L’irruption du tout-technologique dans la vie quotidienne est également pointée du doigt, et plus particulièrement les maléfices du téléphone mobile – du Nokia au Blackberry des années 2000-2010 – avec l’immixtion incongrue du privé dans l’espace collectif : « Je n’ai aucune envie […] de voir mon imagination happée par le monde gluant de la vie domestique d’un de mes voisins ».
Mais Franzen est un écrivain féru de littérature avant d’être engagé dans l’action politique, et ses meilleurs textes sont ceux où il exprime son point de vue sur tel ou tel aspect de la littérature ou sur tel ou tel écrivain. Une escapade dans une île du Chili semblable à celle où a échoué Alexander Selkirk, le modèle du Robinson Crusoe de Daniel Defoe, est l’occasion d’évoquer des références culturelles érudites et subtiles, se mêlant à l’aventure personnelle et solitaire de l’écrivain confronté au suicide d’un ami et auteur chers. Cette expérience lui inspire quelques réflexions sur l’amour : « Comme il est facile et naturel d’aimer quand on va bien ! Et comme c’est difficile […] dans le cas contraire ! ».
Quand, à partir d’un éloge de l’écrivaine canadienne Alice Munro, il se fait le chantre de la nouvelle (ou novella, longue nouvelle), genre prisé par les Anglo-Saxons davantage que par les Français, il déclare que les nouvelles « ne laissent à l’écrivain aucune cachette », grâce à la précision et à la brièveté de la narration ; que l’action des nouvelles est souvent contemporaine de celle du lecteur d’aujourd’hui, ce qui les préserve des tentations historicisantes ; que les nouvelles sont admirables parce qu’elles permettent à l’écrivain de creuser encore et encore ses obsessions dans un format court, sans risquer d’ennuyer le lecteur.

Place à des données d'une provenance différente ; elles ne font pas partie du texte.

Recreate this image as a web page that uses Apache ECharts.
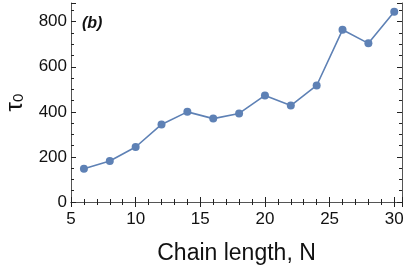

L’axiome fondamental de la littérature est énoncé par Alice Munro : « Tout est si complexe, il y a tant d’éléments imbriqués – on n’en a jamais fini ». En effet, la nouvelle de Munro exalte les moments d’épiphanie ou de suspense. La dramatisation de l’intrigue y prévaut, si bien que ces nouvelles, celles du recueil Fugitives, mais d’autres aussi comme Un peu, beaucoup, passionnément, à la folie, pas du tout, ressemblent à des « tragédies classiques en prose ». Ces textes déconcertent Franzen, car la thématique qu’il pensait principale se révèle secondaire, au profit d’une deuxième thématique qui émerge plus tardivement, au fil du récit. Munro excelle dans les nouvelles « poupées russes », ou à tiroirs successifs, si bien que sa narration est très difficile à résumer, à commenter. La lecture des textes de Munro apporte à Franzen une réflexion sereine, un effet de miroir. La haine qui les traverse est divertissante (comme dans la vie). Si la littérature ne peut sauver le monde, elle peut en revanche sauver notre âme, grâce à l’empathie, ou à la catharsis qu’elles engendrent.
C’est à partir d’une réflexion sur l’essai que Franzen aborde la question du changement climatique qui donne son titre au livre : l’essai, genre littéraire qui est quelque chose d’essayé, de risqué, de non définitif, développé par Montaigne, puis par Emerson, Woolf et Baldwin. La leçon d’écriture sur l’essai, délivrée au début de sa carrière de journaliste à Jonathan Franzen par Henry Finder, rédacteur en chef du New Yorker, est courte : « Tout essai, même d’opinion, raconte une histoire », leçon à laquelle s’adjoignent deux préceptes, deux techniques pour organiser les matériaux de l’essai : « Ce qui se ressemble s’assemble » et « A ceci succède cela », qui sonnent comme des inférences logiques ou des syllogismes. La question posée par Franzen dans ce dernier article s’énonce ainsi : Comment trouver du sens à nos actes quand la fin du monde semble imminente ? En effet, il y a un enjeu kafkaïen dans la réduction des émissions mondiales de carbone, un enjeu qui nous dépasse. A mesure que l’espoir de parvenir à réduire ces émissions dans un délai suffisant s’amoindrit, le pessimisme prend le dessus : il existe une parenté spirituelle entre l’écologie et le puritanisme protestant dont est issu Franzen, « deux systèmes de croyances hantés par le sentiment qu’il suffit d’être humain pour être coupable ». Toutefois, si la guerre contre le changement climatique a échoué, il nous faut garder espoir. Des actions peuvent être mises en place, petit à petit, des demi-mesures qui sont mieux que rien. Franzen plaide pour un relativisme de l’espoir.
Sylvie Ferrando
Né en 1959, Jonathan Franzen, romancier et essayiste américain, est l’auteur de : Les Corrections ; Pourquoi s’en faire ? (essai) ; La Vingt-septième ville ; La Zone d’inconfort (mémoires) ; Freedom ; Phénomènes naturels (roman de jeunesse) ; Purity. Tous ses livres sont publiés aux Editions de l’Olivier. Et si on arrêtait de faire semblant ? est un recueil de textes de réflexion écrits entre 2001 et 2019.